Believe it or not, she’s completely sober… but let me tell you the back story.


Twenty-seven years ago, Laurie wasn’t sober. When my cousin introduced us, we were reluctant to get to know each other. Both of us were holding secrets that relational closeness would expose. Secrets that would reveal the images we were trying to portray of having it together weren’t real. Our fear of being exposed was too great for having a real friend and the risk too high to take.


Because Laurie lived only a few blocks away, loneliness and desperation won out, and we began to spend time together. We soon realized we were in the same predicament. Behind the façade, we were both carrying deep trauma wounds, suffered from debilitating mental health obstacles, and both of us felt overwhelmed and confused by the responsibilities of motherhood in particular, but in general, the responsibilities of just being alive.


We managed our inner conflicts the same way everyone else did- by pretending. She numbed her pain with secret addictions, and I was working hard to keep up the wall I had built of being a “good Christian.”


The acknowledgement to each other of our shared state gave us the courage to make a decision. We wanted better for ourselves and our children. Together, we decided we would take the path of healing and do whatever we needed to break free from our false images, and the damaging habits of protecting those images.


We were not prepared for the aftermath of that decision. Facing the truth about ourselves used up all of our emotional energy so we no longer had enough to hold up the scaffolding of our false selves. It was one or the other…not both.


To stay on this path, the false images had to go. This was not only scary and painful for us; it was scary and painful for the people in our lives. Both Laurie and I became lightning rods of pity and ridicule. The things we were admitting made others feel uncomfortable. Our friends and loved ones dismissed us as being "dramatic" and "over emotional.” They tried to help us see that our self-destructive behaviors weren't bad, but “normal” and “to be-expected”. We were frequently given advice as to how we could get back into the game. But we didn’t want to go back. There was no life there.


The battle, as it turned out, was much less about what was going on inside of us, and much more of breaking away from the path we were on, (and expected to stay on) even though it wasn’t working for us.


What we didn’t know then, but know now, is that we were playing the long game. They were playing the short game (and that game has to be played over, and over again without winning until you die).


The inner conflict was INTENSE deciding daily if we were going to go back to the comfort of the familiar, or continue on the hard road into the unknown. We were forging new ground. We didn’t know how long the war would rage. Weeks, months, and years went by. But eventually it was over. We were free.

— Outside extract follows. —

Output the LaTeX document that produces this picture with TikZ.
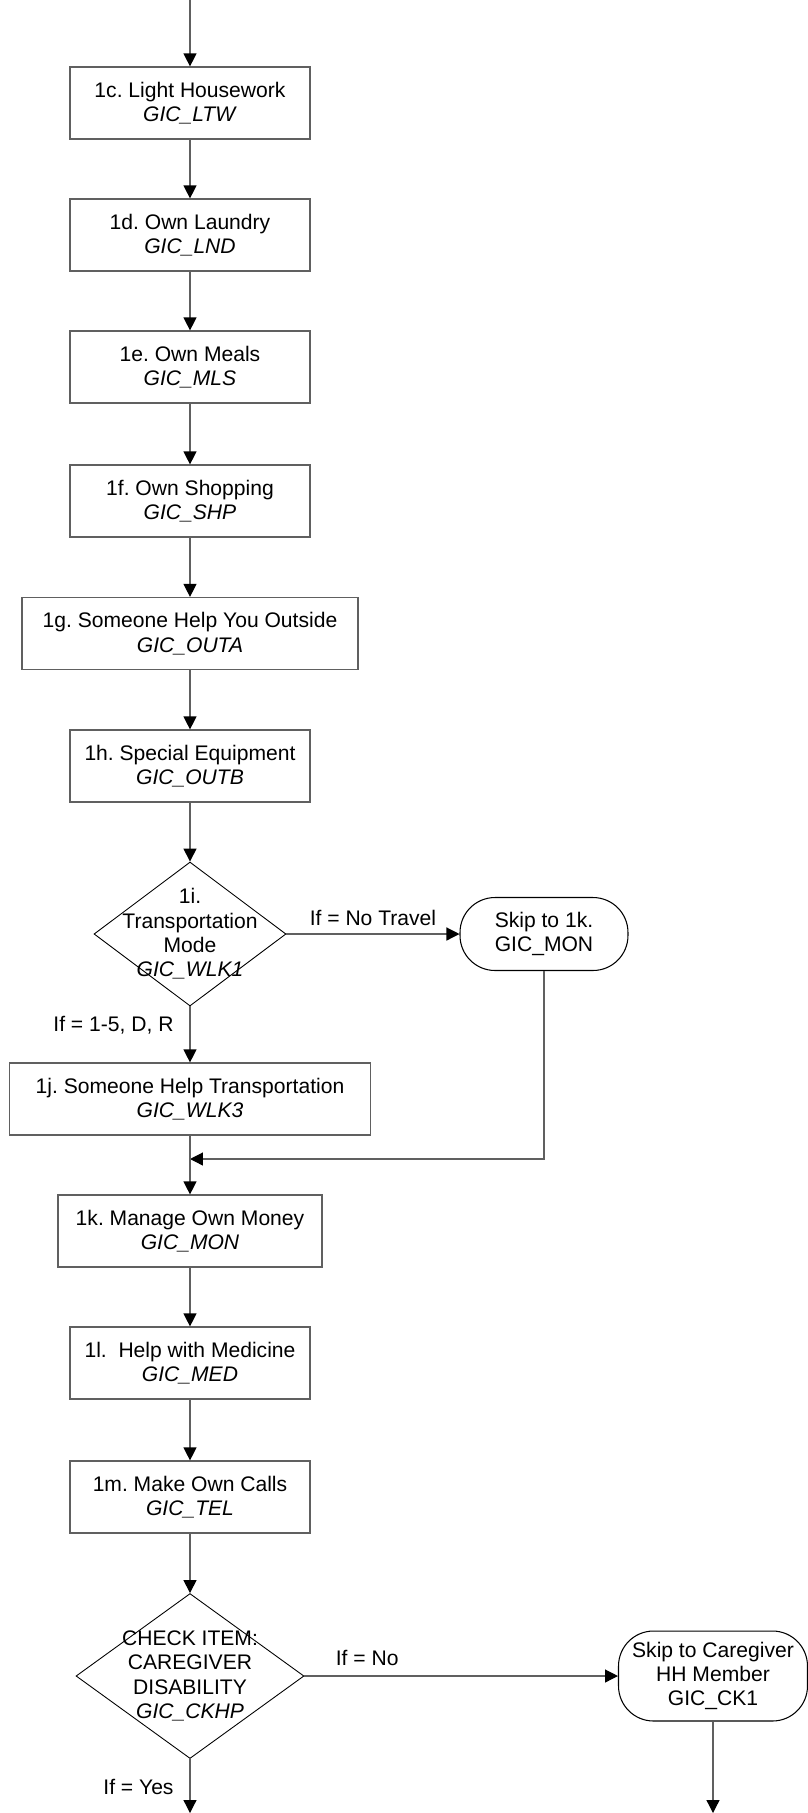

It’s not that we don’t have battles now, But after you win so many, and you get so far down the new road, going back to the way things were is no longer an option. When that option no longer exists, the only battles you're fighting are the ones right in front of you in your own small world...and they are winnable.


We are now in our mid-fifties. Our kids are getting married. We’re empty-nesters. Laurie a licensed counselor, and I’m writing this blog and building a business.


Take another look at the picture of Laurie and use that image as the exclamation point of this encouragement.


Set yourself on a healing path of openness, and honesty, and truth seeking, and never look back...no matter how hard it gets or what opposition you will inevitably face.


Getting on that path will be the hardest battle you’ll ever fight. But it will be worth it. The life we have now is worth every sleepless night we had, every tear we cried, and every “friend” we lost. We do not regret that long-ago decision… and neither will you.